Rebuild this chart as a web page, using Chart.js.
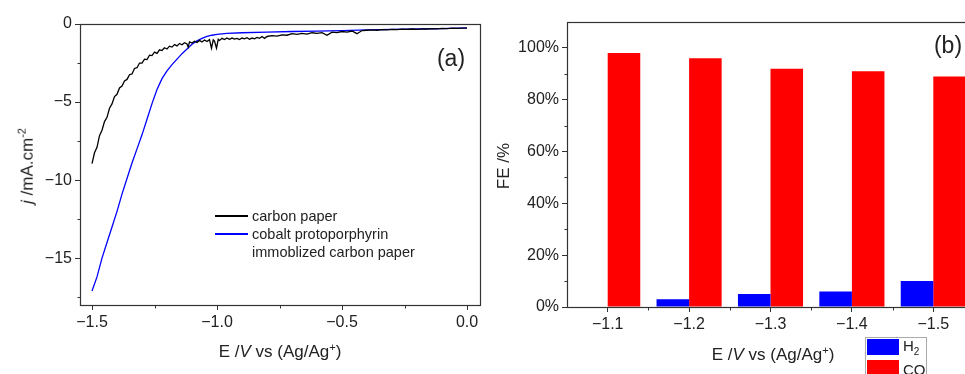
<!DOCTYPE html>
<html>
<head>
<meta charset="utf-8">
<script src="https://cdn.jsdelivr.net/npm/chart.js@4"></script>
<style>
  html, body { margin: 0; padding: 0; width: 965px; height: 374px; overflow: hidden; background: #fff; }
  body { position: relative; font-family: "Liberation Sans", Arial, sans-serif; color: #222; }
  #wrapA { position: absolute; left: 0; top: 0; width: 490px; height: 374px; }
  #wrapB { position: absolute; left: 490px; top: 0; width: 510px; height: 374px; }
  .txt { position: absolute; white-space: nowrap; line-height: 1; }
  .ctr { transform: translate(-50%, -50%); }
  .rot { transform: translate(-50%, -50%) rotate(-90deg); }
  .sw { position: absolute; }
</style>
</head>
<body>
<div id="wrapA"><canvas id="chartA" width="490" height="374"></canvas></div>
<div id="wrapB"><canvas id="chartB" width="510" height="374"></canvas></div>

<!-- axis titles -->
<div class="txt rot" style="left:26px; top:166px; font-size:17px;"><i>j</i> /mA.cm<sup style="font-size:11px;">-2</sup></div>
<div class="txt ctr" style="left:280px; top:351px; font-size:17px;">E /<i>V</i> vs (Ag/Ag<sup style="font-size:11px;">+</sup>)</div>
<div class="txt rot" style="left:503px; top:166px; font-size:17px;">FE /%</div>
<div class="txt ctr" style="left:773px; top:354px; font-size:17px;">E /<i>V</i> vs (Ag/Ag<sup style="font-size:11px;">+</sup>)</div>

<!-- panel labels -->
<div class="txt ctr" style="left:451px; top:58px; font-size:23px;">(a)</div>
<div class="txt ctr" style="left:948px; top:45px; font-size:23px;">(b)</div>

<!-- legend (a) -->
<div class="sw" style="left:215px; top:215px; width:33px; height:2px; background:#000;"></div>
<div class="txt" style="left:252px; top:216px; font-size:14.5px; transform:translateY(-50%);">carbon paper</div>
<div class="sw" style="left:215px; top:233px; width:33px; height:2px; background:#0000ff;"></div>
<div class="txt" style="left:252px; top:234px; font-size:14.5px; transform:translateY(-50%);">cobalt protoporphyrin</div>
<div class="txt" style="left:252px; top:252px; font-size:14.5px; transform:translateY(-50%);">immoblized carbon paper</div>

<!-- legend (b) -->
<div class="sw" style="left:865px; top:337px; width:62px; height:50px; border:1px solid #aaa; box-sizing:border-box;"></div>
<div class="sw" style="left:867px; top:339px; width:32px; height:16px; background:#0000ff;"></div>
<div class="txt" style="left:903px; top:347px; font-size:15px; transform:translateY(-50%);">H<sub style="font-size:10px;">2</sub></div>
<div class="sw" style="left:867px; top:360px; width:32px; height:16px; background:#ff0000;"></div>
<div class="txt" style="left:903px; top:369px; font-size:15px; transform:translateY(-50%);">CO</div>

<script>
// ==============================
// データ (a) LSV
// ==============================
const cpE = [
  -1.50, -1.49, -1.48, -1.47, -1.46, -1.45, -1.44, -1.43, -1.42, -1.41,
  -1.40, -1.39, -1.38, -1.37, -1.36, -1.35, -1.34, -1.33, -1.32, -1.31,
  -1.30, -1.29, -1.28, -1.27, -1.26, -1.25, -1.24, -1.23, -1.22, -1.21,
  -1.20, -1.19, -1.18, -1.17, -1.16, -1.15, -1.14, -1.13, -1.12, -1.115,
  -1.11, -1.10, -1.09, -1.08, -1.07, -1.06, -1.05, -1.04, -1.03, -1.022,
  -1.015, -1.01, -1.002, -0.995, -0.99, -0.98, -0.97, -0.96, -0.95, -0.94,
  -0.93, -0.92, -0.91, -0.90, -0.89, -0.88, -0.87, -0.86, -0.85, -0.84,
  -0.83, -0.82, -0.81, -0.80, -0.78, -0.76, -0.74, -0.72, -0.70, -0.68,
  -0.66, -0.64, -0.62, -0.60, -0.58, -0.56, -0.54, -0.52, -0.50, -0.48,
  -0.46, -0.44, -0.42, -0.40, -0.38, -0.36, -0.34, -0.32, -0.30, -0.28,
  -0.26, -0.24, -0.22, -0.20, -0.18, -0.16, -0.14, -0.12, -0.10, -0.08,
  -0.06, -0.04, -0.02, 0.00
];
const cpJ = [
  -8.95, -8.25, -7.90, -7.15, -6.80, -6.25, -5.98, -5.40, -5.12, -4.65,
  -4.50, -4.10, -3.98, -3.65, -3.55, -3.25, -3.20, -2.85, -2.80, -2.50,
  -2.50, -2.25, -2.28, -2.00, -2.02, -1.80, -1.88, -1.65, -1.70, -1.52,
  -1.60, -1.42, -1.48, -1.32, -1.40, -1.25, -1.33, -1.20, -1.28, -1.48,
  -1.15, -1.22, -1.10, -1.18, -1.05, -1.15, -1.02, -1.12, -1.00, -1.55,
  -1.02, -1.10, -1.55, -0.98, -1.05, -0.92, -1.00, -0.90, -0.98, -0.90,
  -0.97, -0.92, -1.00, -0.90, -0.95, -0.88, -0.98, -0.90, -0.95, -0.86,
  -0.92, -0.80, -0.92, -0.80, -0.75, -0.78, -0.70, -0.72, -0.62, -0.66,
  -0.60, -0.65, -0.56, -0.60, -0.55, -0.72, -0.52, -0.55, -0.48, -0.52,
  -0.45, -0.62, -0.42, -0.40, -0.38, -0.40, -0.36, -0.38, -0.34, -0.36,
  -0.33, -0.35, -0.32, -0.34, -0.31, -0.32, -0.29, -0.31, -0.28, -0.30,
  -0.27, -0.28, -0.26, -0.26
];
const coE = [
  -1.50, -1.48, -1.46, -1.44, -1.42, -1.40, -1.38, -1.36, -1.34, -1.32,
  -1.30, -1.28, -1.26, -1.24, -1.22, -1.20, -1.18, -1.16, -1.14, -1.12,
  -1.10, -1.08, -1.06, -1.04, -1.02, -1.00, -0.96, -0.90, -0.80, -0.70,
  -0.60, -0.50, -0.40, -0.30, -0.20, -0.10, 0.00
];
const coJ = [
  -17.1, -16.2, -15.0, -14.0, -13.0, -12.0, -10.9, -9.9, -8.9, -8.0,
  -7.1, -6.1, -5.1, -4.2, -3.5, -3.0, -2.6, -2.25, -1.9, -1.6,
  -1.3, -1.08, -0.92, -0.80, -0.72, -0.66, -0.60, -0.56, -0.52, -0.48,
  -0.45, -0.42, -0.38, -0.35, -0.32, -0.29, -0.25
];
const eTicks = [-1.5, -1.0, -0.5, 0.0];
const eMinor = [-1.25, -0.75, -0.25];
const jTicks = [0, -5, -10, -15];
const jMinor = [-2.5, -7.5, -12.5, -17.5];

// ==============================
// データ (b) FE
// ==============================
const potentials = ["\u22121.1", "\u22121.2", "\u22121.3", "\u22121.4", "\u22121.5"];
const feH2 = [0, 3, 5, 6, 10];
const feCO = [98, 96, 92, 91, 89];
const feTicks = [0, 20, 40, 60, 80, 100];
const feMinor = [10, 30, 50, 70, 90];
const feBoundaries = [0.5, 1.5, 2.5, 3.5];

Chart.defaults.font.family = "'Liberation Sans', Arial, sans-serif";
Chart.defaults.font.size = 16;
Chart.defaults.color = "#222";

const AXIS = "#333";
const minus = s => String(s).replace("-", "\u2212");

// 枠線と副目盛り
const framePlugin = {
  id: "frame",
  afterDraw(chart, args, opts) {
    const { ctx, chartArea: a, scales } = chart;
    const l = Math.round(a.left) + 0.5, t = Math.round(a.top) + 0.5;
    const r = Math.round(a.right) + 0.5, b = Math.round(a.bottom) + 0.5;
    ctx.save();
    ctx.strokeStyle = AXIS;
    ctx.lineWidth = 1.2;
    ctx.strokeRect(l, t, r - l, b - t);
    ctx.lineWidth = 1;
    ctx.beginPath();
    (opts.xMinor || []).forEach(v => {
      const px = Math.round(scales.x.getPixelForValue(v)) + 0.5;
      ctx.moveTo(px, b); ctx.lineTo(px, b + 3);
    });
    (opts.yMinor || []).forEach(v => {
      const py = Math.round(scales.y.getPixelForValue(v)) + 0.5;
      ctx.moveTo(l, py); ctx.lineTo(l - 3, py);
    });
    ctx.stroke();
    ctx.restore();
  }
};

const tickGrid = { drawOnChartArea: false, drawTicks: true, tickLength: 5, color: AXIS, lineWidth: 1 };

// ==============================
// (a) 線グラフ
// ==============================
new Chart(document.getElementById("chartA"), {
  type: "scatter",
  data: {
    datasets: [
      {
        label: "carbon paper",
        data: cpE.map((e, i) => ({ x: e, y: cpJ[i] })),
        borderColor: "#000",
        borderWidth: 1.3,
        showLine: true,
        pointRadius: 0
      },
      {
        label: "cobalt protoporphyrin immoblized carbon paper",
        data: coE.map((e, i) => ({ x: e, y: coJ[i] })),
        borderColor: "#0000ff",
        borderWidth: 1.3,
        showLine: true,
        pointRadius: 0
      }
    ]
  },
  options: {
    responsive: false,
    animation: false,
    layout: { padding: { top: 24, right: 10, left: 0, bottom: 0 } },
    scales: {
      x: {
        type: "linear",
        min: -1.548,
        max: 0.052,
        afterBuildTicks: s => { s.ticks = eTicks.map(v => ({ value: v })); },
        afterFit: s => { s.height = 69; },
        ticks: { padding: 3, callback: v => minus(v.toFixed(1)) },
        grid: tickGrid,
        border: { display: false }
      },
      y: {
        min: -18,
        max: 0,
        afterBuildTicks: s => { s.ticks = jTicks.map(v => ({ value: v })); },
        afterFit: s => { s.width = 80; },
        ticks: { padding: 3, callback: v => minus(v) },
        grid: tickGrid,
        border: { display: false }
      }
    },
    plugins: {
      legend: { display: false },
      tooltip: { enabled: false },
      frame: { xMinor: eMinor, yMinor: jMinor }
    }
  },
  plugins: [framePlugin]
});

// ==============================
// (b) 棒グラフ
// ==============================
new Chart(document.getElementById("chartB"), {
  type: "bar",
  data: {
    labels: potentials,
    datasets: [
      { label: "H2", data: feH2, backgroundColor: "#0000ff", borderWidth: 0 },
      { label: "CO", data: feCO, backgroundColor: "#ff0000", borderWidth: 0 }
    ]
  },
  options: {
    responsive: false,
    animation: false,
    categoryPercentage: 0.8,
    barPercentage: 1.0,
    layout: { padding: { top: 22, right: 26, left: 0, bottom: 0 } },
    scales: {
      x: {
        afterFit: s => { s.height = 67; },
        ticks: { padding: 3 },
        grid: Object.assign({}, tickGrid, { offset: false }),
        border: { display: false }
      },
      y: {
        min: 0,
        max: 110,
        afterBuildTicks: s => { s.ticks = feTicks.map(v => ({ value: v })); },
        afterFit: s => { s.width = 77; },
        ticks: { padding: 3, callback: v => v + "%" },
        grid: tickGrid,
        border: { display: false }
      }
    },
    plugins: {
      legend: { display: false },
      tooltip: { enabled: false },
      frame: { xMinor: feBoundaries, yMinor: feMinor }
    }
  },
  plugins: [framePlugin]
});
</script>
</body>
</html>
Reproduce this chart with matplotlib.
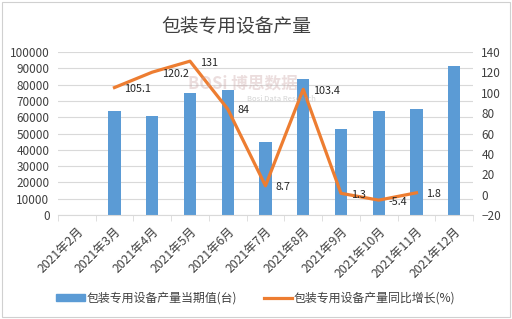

------------------------

BRIEF -> Copy all lines in the listing above where the string "this" appears.

FULL ANSWER ->
Rebuild this chart as a web page, using Chart.js.
Reproduce this chart with matplotlib.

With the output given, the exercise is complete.